US lawmakers have sought for years to pass versions of the Biosecure Act as well as the Foreign Investment Guardrails to Help Thwart (FIGHT) China Act.

The Biosecure Act targeting Chinese biotech as well as the FIGHT China Act targeting US investments in technologies with military applications were both included in the latest version of the NDAA agreed to by House and Senate negotiators over the weekend, said Bloomberg in a report on late Monday.

The Biosecure Act was blocked in the Congress in 2024 when some lawmakers objected to the naming of specific companies, some of which have US factories and contracts with American labs, said Bloomberg.

The FIGHT China Act, meanwhile, authorizes the Treasury secretary to prohibit or require notification of US investments in sensitive technologies in China, including in the fields of AI, semiconductors, quantum computing and hypersonics. US lawmakers see those technologies as having military applications, according to Bloomberg.

The act was opposed by then-chair of House Financial Services Patrick McHenry in November last year, saying that such legislation would limit the influence of Western firms in China, according to Politico.

The new version of the NDAA bill requires to create a list of biotech companies that would be blocked from federal contracts, grants or loans within a year, and give companies a chance to appeal. Companies on a Department of Defense list of "Chinese military companies (CMC)" would be among those targeted, though others could be added, according to the report. 

"The bill explicitly references the Pentagon's existing list of so-called 'CMC.' Yet that list has long been criticized for vague criteria and lack of transparent evidence - it is essentially a political tool. Using it as the legal basis for legislation can hardly be called fair or legitimate," said Zhang.

Chinese companies, including drone maker DJI, lidar manufacturer Hesai Technology Co and semiconductor company Advanced Micro-Fabrication Equipment Inc. China, sued the US Department of Defense for being included in the so-called CMC blacklist.

The "must-pass" NDAA has faced opposition from US senators in October, before it was received by the House in November, according to public information published on the US Congress' website.

The vote result of the bill on October 9 showed that out of the 100 votes, 20 members voted against and 3 abstained, meaning one-fifth of lawmakers opposed the bill. 
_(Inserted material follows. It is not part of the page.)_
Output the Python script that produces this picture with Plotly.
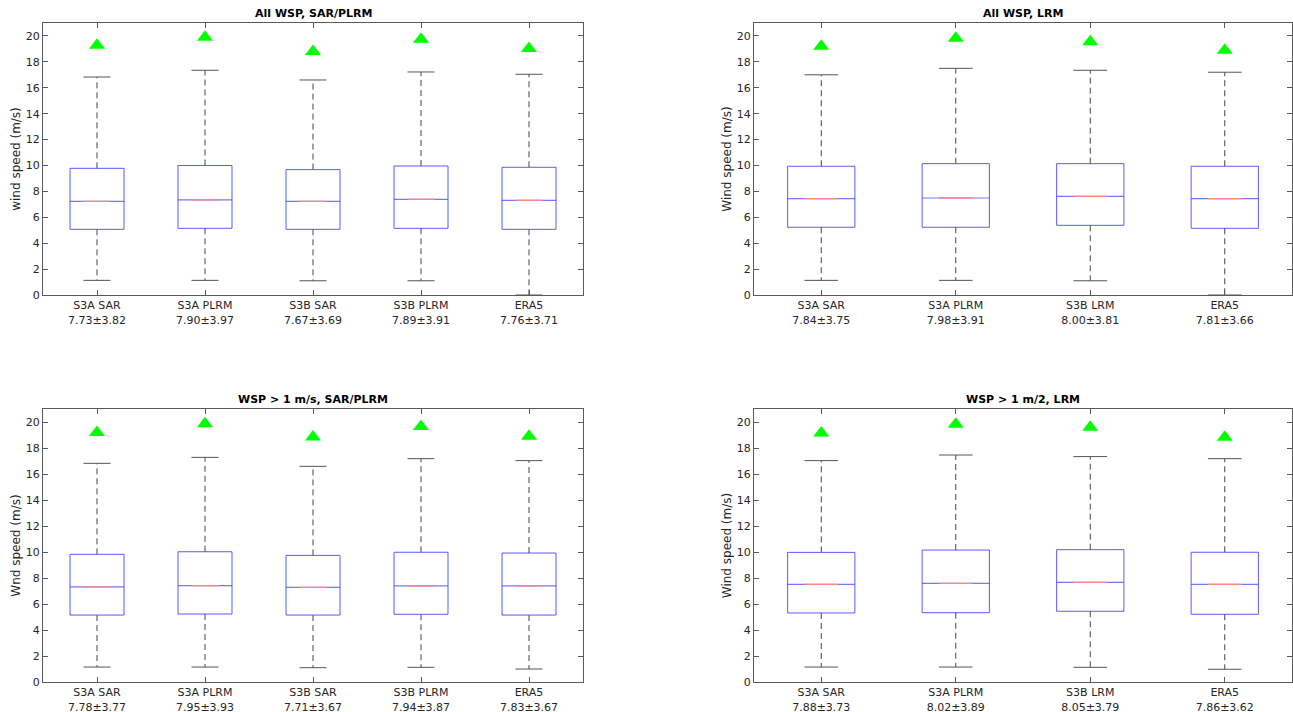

"The real US goal behind these investment restrictions is simple: Washington believes American capital flowing into China has been a key driver of China's rapid technological rise in sensitive sectors, so it wants to choke that flow to slow China down and preserve US dominance, especially in biotechnology. That logic is flawed," Zhou Mi, a senior researcher at the Chinese Academy of International Trade and Economic Cooperation, told the Global Times on Tuesday.

"China's progress in these fields is primarily driven by its massive domestic market, rapid real-world iteration, and the innovation capacity of Chinese companies - not by US investment, which is only a supporting factor. Blocking it won't stop China's advance; it will only sideline American investors and companies from the world's largest growth market, putting them at a competitive disadvantage while hurting their own interests," said Zhou.

Zhou also noted that the bill, if passed, will also disrupt global supply chains, reduce options for everyone, slow down response times, and raise innovation costs.